The recent comments by the US Pacific Commander, Admiral Samuel Locklear, and former deputy secretary of state Richard Armitage, that Australia is not pulling its weight are simply an expression of this frustration.
However, this sentiment is misdirected. Rather than simply pressuring its allies to spend more, the US should be working with them to spend smarter.
It is time for a fundamental rethink of the defence relationship between the US and Australia.
If the US and Australia can no longer afford to respond to the full spectrum of defence contingencies, then they have little choice but to agree on a new division of strategic labour that draws on each nation's competitive advantages.
For its part, the US has lost all appetite for low-level operations. More than a decade of continuous war in Afghanistan and Iraq has left Washington with no stomach for peace building, peacekeeping, counter-insurgency or stabilisation operations. Nevertheless, these kinds of operations will continue to be necessary, and if not the US, who will conduct them? It is likely the US will expect allies, such as Australia and its NATO partners, to lead the way on lower-level operations in their particular neighbourhoods.
Australia should move to specialise in low and mid-level contingencies in the Asia-Pacific region. The conventional threat to Australia is low and will remain so for the foreseeable future. Australia should prepare to conduct the sort of operations that it does well, such as in Cambodia, Bougainville, Somalia, East Timor, Solomon Islands and Afghanistan.
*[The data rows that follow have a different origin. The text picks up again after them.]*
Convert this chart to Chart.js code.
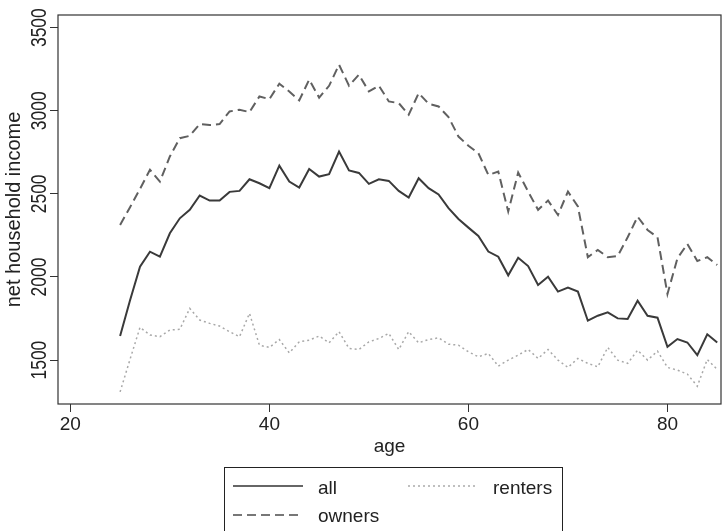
<!DOCTYPE html>
<html>
<head>
<meta charset="utf-8">
<script src="https://cdn.jsdelivr.net/npm/chart.js@4.4.1/dist/chart.umd.min.js"></script>
<style>
  html, body { margin: 0; padding: 0; background: #fff; overflow: hidden; }
  #wrap { position: relative; width: 724px; height: 531px; overflow: hidden; }
  #legend {
    position: absolute; left: 224px; top: 467px; width: 339px; height: 80px;
    border: 1px solid #222; box-sizing: border-box;
    font: 19px "Liberation Sans", Arial, sans-serif; color: #222;
  }
  #legend span { position: absolute; line-height: 1; white-space: nowrap; }
  #legend svg { position: absolute; left: 0; top: 0; }
</style>
</head>
<body>
<div id="wrap">
  <canvas id="chart" width="724" height="531"></canvas>
  <div id="legend">
    <svg width="339" height="80">
      <line x1="8" y1="18" x2="78" y2="18" stroke="#666" stroke-width="2"/>
      <line x1="183" y1="18" x2="252" y2="18" stroke="#aaa" stroke-width="1.5" stroke-dasharray="2 3"/>
      <line x1="8" y1="47" x2="78" y2="47" stroke="#777" stroke-width="2" stroke-dasharray="9 5"/>
    </svg>
    <span style="left:93px;top:10px">all</span>
    <span style="left:268px;top:10px">renters</span>
    <span style="left:93px;top:38px">owners</span>
  </div>
</div>
<script>
// age groups
const ages = [25, 26, 27, 28, 29, 30, 31, 32, 33, 34, 35, 36, 37, 38, 39, 40,
  41, 42, 43, 44, 45, 46, 47, 48, 49, 50, 51, 52, 53, 54, 55, 56, 57, 58, 59, 60,
  61, 62, 63, 64, 65, 66, 67, 68, 69, 70, 71, 72, 73, 74, 75, 76, 77, 78, 79, 80,
  81, 82, 83, 84, 85];

const allHh = [1645, 1860, 2062, 2152, 2122, 2263, 2353, 2404, 2490, 2460, 2460,
  2512, 2518, 2588, 2564, 2534, 2670, 2574, 2538, 2650, 2604, 2618, 2755, 2641,
  2626, 2560, 2588, 2578, 2518, 2478, 2594, 2534, 2497, 2414, 2349, 2297, 2247,
  2153, 2122, 2010, 2116, 2066, 1952, 2002, 1912, 1936, 1912, 1737, 1767, 1787,
  1751, 1747, 1857, 1767, 1755, 1580, 1627, 1606, 1530, 1655, 1606];

const owners = [2313, 2420, 2530, 2645, 2574, 2725, 2835, 2849, 2920, 2914, 2920,
  2996, 3006, 2992, 3086, 3070, 3163, 3116, 3062, 3187, 3079, 3150, 3277, 3151,
  3217, 3116, 3151, 3056, 3046, 2976, 3106, 3042, 3026, 2962, 2845, 2789, 2745,
  2614, 2634, 2394, 2628, 2514, 2404, 2460, 2373, 2514, 2424, 2119, 2163, 2119,
  2126, 2239, 2363, 2283, 2239, 1898, 2112, 2199, 2096, 2119, 2072];

const renters = [1309, 1505, 1697, 1651, 1641, 1681, 1685, 1811, 1741, 1721, 1705,
  1671, 1641, 1781, 1590, 1576, 1624, 1544, 1610, 1620, 1645, 1604, 1671, 1570,
  1564, 1610, 1630, 1661, 1564, 1671, 1604, 1624, 1634, 1596, 1590, 1550, 1520,
  1540, 1464, 1500, 1530, 1564, 1510, 1564, 1500, 1456, 1510, 1480, 1460, 1576,
  1500, 1480, 1560, 1500, 1554, 1456, 1440, 1416, 1343, 1504, 1444];

const xTicks = [20, 40, 60, 80];
const yTicks = [1500, 2000, 2500, 3000, 3500];

const FONT = '"Liberation Sans", Arial, sans-serif';

function pts(vals) {
  return ages.map((a, i) => ({ x: a, y: vals[i] }));
}

// box round the plot + rotated y labels
const frame = {
  id: "frame",
  afterDraw(chart) {
    const { ctx, chartArea: a, scales } = chart;
    ctx.save();
    ctx.strokeStyle = "#333";
    ctx.lineWidth = 1.2;
    ctx.strokeRect(a.left, a.top, a.right - a.left, a.bottom - a.top);
    const ys = scales.y;
    ctx.fillStyle = "#222";
    ctx.font = "19px " + FONT;
    ctx.textAlign = "center";
    ctx.textBaseline = "alphabetic";
    ys.ticks.forEach((t) => {
      const py = ys.getPixelForValue(t.value);
      ctx.save();
      ctx.translate(a.left - 12, py);
      ctx.rotate(-Math.PI / 2);
      ctx.scale(0.92, 1.2);
      ctx.fillText(String(t.value), 0, 0);
      ctx.restore();
    });
    ctx.restore();
  },
};

new Chart(document.getElementById("chart"), {
  type: "line",
  data: {
    datasets: [
      { label: "renters", data: pts(renters), borderColor: "#a8a8a8", borderWidth: 1.5, borderDash: [2, 3] },
      { label: "owners", data: pts(owners), borderColor: "#606060", borderWidth: 2, borderDash: [9, 5] },
      { label: "all", data: pts(allHh), borderColor: "#3a3a3a", borderWidth: 2 },
    ],
  },
  options: {
    responsive: false,
    animation: false,
    devicePixelRatio: 1,
    layout: { padding: { top: 15, right: 3, left: 0, bottom: 0 } },
    elements: { point: { radius: 0 }, line: { tension: 0 } },
    plugins: { legend: { display: false }, tooltip: { enabled: false } },
    scales: {
      x: {
        type: "linear",
        min: 18.76,
        max: 85.38,
        afterBuildTicks: (s) => { s.ticks = xTicks.map((v) => ({ value: v })); },
        afterFit: (s) => { s.height = 127; },
        grid: { drawOnChartArea: false, drawTicks: true, tickLength: 8, color: "#333" },
        border: { display: false },
        ticks: { color: "#222", padding: 1, maxRotation: 0, font: { family: FONT, size: 19 } },
        title: { display: true, text: "age", color: "#222", font: { family: FONT, size: 19 }, padding: { top: 0, bottom: 73 } },
      },
      y: {
        type: "linear",
        min: 1236,
        max: 3576,
        afterBuildTicks: (s) => { s.ticks = yTicks.map((v) => ({ value: v })); },
        afterFit: (s) => { s.width = 58; },
        grid: { drawOnChartArea: false, drawTicks: true, tickLength: 8, color: "#333" },
        border: { display: false },
        ticks: { display: false },
        title: { display: true, text: "net household income", color: "#222", font: { family: FONT, size: 20 }, padding: { top: 2, bottom: 0 } },
      },
    },
  },
  plugins: [frame],
});
</script>
</body>
</html>
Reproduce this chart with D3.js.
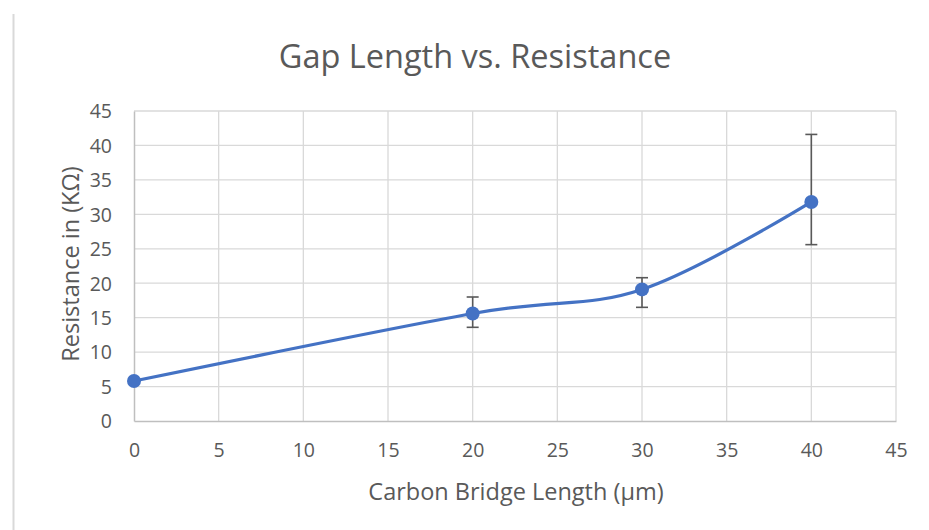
<!DOCTYPE html>
<html><head><meta charset="utf-8">
<script src="https://cdn.jsdelivr.net/npm/d3@7"></script>
<style>body{margin:0;background:#fff;} svg{display:block;}</style>
</head><body>
<svg id="c" width="929" height="530"></svg>
<script>
const xValues = [0, 20, 30, 40];
const yValues = [5.8, 15.6, 19.1, 31.8];
const errLow = [5.8, 13.6, 16.5, 25.6];
const errHigh = [5.8, 18.0, 20.8, 41.6];
const xTicks = [0, 5, 10, 15, 20, 25, 30, 35, 40, 45];
const yTicks = [0, 5, 10, 15, 20, 25, 30, 35, 40, 45];
const titleText = "Gap Length vs. Resistance";
const xTitle = "Carbon Bridge Length (µm)";
const yTitle = "Resistance in (KΩ)";

const svg = d3.select("#c");
const font = "'Open Sans', sans-serif";
const txt = "#595959";
const x = d3.scaleLinear().domain([0, 45]).range([134, 896]);
const y = d3.scaleLinear().domain([0, 45]).range([421, 111]);

// left frame line
svg.append("line").attr("x1", 13.5).attr("x2", 13.5).attr("y1", 14).attr("y2", 530)
  .attr("stroke", "#d9d9d9").attr("stroke-width", 2);

// gridlines
const g = svg.append("g");
g.selectAll(".hg").data(yTicks.filter(d => d > 0)).join("line")
  .attr("x1", x(0)).attr("x2", x(45)).attr("y1", d => y(d)).attr("y2", d => y(d))
  .attr("stroke", "#d9d9d9").attr("stroke-width", 1.3);
g.selectAll(".vg").data(xTicks.filter(d => d > 0)).join("line")
  .attr("y1", y(0)).attr("y2", y(45)).attr("x1", d => x(d)).attr("x2", d => x(d))
  .attr("stroke", "#d9d9d9").attr("stroke-width", 1.3);

// axes
const xAxis = svg.append("g").attr("transform", `translate(0,${y(0)})`)
  .call(d3.axisBottom(x).tickValues(xTicks).tickSize(0).tickPadding(24));
const yAxis = svg.append("g").attr("transform", `translate(${x(0)},0)`)
  .call(d3.axisLeft(y).tickValues(yTicks).tickSize(0).tickPadding(22));
[xAxis, yAxis].forEach(a => {
  a.select(".domain").attr("stroke", "#bfbfbf").attr("stroke-width", 1.5);
  a.selectAll("text").attr("fill", txt).style("font-family", font).style("font-size", "19.5px");
});
yAxis.selectAll("text").attr("dy", "0.35em");
xAxis.selectAll("text").attr("dy", "0.6em");

// line
const pts = xValues.map((d, i) => [x(d), y(yValues[i])]);
svg.append("path").attr("d", d3.line().curve(d3.curveCardinal.tension(0))(pts))
  .attr("fill", "none").attr("stroke", "#4472C4").attr("stroke-width", 3.2)
  .attr("stroke-linecap", "round");

// error bars
const eb = svg.append("g").attr("stroke", "#595959").attr("stroke-width", 1.6);
xValues.forEach((d, i) => {
  if (errHigh[i] === errLow[i]) return;
  eb.append("line").attr("x1", x(d)).attr("x2", x(d)).attr("y1", y(errLow[i])).attr("y2", y(errHigh[i]));
  eb.append("line").attr("x1", x(d) - 6).attr("x2", x(d) + 6).attr("y1", y(errLow[i])).attr("y2", y(errLow[i]));
  eb.append("line").attr("x1", x(d) - 6).attr("x2", x(d) + 6).attr("y1", y(errHigh[i])).attr("y2", y(errHigh[i]));
});

// markers
svg.selectAll(".m").data(xValues).join("circle")
  .attr("cx", d => x(d)).attr("cy", (d, i) => y(yValues[i])).attr("r", 7)
  .attr("fill", "#4472C4");

// titles
svg.append("text").attr("x", 475).attr("y", 68).attr("text-anchor", "middle")
  .attr("fill", txt).style("font-family", font).style("font-size", "32.5px").text(titleText);
svg.append("text").attr("x", 516).attr("y", 500).attr("text-anchor", "middle")
  .attr("fill", txt).style("font-family", font).style("font-size", "23.5px").text(xTitle);
svg.append("text").attr("transform", "translate(79,264) rotate(-90)").attr("text-anchor", "middle")
  .attr("fill", txt).style("font-family", font).style("font-size", "23.5px").text(yTitle);
</script>
</body></html>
In contrast, the US is well placed to continue to prepare for large-scale operations against regional powers, while leaving lower-level operations to its regional friends and allies, such as Australia.
The US continues to possess a significant competitive advantage in high-end military operations. For example, even with the cuts to defence, in a decade the US will still possess 15 and 20 times the number of aircraft as China and Russia respectively, and America's planes will continue to be technologically far superior. Washington has traditionally been far more confident focusing on high-end contingencies that can bring its unmatched potency in technology intensive conventional warfare to bear.
How would this division of strategic labour occur? First, Australia and the US should explicitly state that they agree each will take responsibility for different types of contingencies. This might take the form of a redrafting of the ANZUS treaty to clarify what each nation can expect from the other in different situations. More likely, however, it would take the form of a joint defence white paper that outlined a shared vision for the alliance over the coming decades.
Actions can then follow words. Australia can redirect its defence acquisitions and doctrine to concentrate on the low and mid-range spectrum of military operations. The US would station in Australia extra high-end assets, such as advanced combat aircraft and naval assets.
Time has arrived for a deepening of the American-Australian alliance that draws on each nation's strengths.
Dr Adam Lockyer is a lecturer in US politics and foreign policy at The University of Sydney.